Bloody tiny place. 2 rooms plus kitchen and bathroom.
Not 2 rooms plus 2 bedrooms plus kitchen plus bathroom.
2 rooms plus kitchen and bathroom.
Euphemistically called a "garden flat", which meant it was virtually subterranean. Cue for a song.
I moved out west in 1970 and we sort of kept in touch and then didn't (as one does. Or doesn't)
And then I get an email from Chris D, who's still flogging carpets for a living and pretending sales is a really tough job, when we all known that it really only involves is taking your customers out and getting them and yourself pissed.
He must be really good at the former, anyway, because he's got this mansion on the edge of the Cotswolds and I'm glad to see that he appears to be doing very nicely indeed.
Anyway, we get around to reminiscing about old times as one does at our age and he mentions the Beatles story which is a bit worrying, because I didn't have a clue what he was on about and you do tend to think your mind's going on occasion.
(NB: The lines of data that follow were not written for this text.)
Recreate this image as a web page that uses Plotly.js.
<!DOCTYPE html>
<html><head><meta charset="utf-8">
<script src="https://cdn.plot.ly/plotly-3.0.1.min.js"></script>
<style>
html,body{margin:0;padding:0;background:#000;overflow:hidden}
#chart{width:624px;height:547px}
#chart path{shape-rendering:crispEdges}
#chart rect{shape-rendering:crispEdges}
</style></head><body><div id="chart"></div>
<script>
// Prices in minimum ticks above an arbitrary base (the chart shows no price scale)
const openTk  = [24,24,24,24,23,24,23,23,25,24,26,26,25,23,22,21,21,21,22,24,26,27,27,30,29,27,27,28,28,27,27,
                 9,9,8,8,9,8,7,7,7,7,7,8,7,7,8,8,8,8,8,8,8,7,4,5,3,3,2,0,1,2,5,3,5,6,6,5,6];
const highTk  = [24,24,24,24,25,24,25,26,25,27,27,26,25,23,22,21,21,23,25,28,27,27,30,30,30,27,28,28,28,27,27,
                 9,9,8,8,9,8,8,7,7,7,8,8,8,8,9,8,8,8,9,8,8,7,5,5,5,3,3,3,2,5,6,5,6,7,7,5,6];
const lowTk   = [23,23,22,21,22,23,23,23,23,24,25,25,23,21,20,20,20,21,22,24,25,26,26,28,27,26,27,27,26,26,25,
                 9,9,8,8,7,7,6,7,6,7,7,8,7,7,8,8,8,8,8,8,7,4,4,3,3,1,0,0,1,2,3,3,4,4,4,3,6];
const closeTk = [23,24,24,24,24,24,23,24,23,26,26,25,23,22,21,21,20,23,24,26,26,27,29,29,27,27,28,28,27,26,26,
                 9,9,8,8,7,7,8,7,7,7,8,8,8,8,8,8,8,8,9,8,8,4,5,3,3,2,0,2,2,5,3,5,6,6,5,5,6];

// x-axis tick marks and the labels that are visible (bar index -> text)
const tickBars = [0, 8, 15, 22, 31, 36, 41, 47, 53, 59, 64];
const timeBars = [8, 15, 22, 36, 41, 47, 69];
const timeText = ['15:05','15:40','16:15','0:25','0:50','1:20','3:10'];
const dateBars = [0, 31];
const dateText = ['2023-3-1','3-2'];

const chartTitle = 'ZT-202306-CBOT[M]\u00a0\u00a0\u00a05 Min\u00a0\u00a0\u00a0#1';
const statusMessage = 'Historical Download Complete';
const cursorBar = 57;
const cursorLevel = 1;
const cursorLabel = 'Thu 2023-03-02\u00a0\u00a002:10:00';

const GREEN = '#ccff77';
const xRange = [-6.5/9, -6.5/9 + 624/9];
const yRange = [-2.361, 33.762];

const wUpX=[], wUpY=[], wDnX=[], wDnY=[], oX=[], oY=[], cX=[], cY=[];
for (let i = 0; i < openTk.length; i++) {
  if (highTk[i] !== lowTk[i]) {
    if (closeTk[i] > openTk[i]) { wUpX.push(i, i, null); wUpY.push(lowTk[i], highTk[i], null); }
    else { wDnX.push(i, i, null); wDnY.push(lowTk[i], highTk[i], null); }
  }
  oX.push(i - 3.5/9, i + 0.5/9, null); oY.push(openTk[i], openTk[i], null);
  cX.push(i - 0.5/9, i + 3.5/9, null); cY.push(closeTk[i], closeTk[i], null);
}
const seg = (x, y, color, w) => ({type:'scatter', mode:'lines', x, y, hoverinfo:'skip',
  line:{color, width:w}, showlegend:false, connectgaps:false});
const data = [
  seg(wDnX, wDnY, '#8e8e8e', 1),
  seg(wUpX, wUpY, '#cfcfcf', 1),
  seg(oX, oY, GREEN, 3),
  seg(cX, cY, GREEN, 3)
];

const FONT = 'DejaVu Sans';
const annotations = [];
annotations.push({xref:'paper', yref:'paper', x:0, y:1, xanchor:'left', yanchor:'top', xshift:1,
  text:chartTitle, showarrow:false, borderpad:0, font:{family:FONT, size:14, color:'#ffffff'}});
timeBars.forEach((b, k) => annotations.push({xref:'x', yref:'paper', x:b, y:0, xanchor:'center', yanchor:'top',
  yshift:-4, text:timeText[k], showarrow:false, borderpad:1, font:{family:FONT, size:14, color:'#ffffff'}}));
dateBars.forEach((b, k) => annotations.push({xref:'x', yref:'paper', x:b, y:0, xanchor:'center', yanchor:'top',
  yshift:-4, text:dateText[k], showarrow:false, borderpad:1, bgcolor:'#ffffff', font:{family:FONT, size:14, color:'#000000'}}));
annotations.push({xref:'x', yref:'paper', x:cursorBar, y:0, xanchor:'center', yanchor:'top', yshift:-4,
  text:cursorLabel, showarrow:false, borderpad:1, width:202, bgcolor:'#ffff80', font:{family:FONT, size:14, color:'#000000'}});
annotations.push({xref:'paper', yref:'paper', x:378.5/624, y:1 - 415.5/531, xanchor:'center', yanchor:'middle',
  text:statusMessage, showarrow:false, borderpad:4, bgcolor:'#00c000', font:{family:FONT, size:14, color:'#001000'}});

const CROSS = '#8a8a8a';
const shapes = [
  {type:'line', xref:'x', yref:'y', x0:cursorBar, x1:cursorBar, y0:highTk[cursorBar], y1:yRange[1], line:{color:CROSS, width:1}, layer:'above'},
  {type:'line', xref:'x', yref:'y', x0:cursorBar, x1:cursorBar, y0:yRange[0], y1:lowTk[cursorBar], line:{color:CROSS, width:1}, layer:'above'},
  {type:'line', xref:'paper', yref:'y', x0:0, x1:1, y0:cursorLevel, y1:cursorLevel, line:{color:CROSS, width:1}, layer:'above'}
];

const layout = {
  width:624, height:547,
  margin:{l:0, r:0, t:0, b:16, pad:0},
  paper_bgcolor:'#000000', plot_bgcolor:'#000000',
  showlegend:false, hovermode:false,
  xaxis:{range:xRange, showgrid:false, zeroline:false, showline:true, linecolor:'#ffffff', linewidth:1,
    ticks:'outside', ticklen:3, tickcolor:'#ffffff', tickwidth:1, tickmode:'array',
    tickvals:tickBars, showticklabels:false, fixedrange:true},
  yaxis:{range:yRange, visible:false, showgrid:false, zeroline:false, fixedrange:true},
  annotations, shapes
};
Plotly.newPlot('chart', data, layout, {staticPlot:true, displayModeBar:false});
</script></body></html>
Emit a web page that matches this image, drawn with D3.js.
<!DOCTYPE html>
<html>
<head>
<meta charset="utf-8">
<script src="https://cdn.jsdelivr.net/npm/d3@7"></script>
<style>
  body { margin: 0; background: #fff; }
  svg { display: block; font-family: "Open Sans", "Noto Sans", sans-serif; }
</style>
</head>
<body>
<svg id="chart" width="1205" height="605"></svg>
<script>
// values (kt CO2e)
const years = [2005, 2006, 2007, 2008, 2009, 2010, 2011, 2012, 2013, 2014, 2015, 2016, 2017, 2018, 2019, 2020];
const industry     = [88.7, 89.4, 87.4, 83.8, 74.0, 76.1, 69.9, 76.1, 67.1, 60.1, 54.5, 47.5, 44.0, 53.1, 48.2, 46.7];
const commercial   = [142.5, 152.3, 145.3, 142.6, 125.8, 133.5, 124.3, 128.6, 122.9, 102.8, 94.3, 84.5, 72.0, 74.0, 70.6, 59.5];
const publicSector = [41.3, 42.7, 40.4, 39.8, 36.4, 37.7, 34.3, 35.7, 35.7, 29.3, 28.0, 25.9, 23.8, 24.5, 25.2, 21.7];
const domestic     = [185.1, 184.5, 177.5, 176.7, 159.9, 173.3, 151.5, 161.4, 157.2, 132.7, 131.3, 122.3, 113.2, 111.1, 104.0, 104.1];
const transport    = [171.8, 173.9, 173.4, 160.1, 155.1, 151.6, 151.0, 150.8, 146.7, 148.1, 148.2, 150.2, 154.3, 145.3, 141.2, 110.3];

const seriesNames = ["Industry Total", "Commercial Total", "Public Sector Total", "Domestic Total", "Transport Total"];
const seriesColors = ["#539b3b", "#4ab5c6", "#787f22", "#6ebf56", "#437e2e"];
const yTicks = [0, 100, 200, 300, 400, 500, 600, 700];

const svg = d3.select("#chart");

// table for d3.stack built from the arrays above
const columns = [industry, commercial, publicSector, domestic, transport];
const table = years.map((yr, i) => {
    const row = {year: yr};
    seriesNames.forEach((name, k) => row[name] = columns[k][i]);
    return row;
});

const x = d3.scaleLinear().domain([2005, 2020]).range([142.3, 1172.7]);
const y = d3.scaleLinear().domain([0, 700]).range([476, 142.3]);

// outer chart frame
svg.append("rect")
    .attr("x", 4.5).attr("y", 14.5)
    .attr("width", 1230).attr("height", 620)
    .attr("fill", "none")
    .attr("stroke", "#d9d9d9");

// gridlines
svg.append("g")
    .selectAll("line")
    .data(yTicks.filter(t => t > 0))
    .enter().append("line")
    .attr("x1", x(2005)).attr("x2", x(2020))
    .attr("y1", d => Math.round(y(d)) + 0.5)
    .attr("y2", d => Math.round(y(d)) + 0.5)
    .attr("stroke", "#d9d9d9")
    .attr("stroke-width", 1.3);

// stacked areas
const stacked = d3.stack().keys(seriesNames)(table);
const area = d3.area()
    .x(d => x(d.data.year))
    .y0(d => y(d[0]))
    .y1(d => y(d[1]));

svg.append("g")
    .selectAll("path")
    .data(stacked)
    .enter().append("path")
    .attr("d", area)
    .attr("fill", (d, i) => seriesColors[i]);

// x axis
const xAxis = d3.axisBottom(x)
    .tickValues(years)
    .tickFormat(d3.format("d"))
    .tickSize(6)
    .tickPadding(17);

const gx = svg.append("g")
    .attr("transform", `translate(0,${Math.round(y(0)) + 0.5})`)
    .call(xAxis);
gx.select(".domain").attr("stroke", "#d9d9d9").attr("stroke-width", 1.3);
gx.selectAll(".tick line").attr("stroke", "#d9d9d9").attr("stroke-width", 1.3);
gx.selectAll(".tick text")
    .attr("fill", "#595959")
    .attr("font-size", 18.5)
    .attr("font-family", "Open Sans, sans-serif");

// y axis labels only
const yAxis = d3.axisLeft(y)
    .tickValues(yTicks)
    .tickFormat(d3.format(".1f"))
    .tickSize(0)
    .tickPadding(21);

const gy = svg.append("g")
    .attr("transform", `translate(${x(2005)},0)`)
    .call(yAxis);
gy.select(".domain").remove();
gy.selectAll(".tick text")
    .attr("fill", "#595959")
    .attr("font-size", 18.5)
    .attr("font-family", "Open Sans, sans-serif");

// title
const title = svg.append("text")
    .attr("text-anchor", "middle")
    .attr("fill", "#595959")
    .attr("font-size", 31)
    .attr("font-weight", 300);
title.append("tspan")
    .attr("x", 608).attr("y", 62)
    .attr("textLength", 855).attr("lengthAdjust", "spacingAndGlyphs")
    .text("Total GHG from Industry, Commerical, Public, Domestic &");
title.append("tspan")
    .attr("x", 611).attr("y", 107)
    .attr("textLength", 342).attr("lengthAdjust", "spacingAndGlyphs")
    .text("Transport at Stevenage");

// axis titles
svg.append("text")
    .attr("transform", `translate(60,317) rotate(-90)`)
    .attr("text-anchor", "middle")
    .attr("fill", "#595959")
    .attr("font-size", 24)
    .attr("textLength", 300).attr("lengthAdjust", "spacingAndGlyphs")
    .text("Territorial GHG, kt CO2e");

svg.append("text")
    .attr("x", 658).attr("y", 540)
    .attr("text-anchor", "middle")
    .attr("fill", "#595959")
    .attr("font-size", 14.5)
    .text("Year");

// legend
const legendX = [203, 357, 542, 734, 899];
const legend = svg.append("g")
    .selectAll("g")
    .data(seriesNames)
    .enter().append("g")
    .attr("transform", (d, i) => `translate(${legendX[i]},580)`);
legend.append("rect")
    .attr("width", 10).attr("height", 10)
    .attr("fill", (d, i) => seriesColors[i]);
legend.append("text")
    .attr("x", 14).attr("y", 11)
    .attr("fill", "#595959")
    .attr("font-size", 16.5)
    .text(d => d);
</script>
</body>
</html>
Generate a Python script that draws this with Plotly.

I remembered the whorehouse in the flat above us featuring a bevy of West Indian beauties and the couple in the flat above the whorehouse who went to Europe for the first time and - seeing duvets (also for the first time) - complained that the beds hadn't been made and John Mc's 21st birthday party to which he invited Princess Anne (who surprisingly didn't front up) and at which I got immensely drunk and disappeared, to be found sometime later pelting passing cars with snowballs made from the first snow I'd seen in my life and Peter S's sexual exploits with all and sundry.
But I didn't remember the Beatles bit.
Chris tells the story thus:
When we first moved in to Gauden Road there was a smell of incense , you may recall that they went through their meditation period with the Maharaja or whatever his name was, anyway it turned out that our place in Gauden Road was used as a temple with the fab four regular visitors.
When we first moved, in we were going through the cupboards and there were several returned cheques, as was the normal practice in those days; when the cheque had been cashed they returned it to you for your records.
THERE WERE CHEQUES FROM ALL FOUR OF THEM & WE THREW THEM AWAY!!!!!
(Must go and have a lie down)
Bloody hell, I would too.
Not sure what sombre music would be appropriate - Lowell George's "Easy Money"?
"Hello Goodbye" is as good as any, perhaps.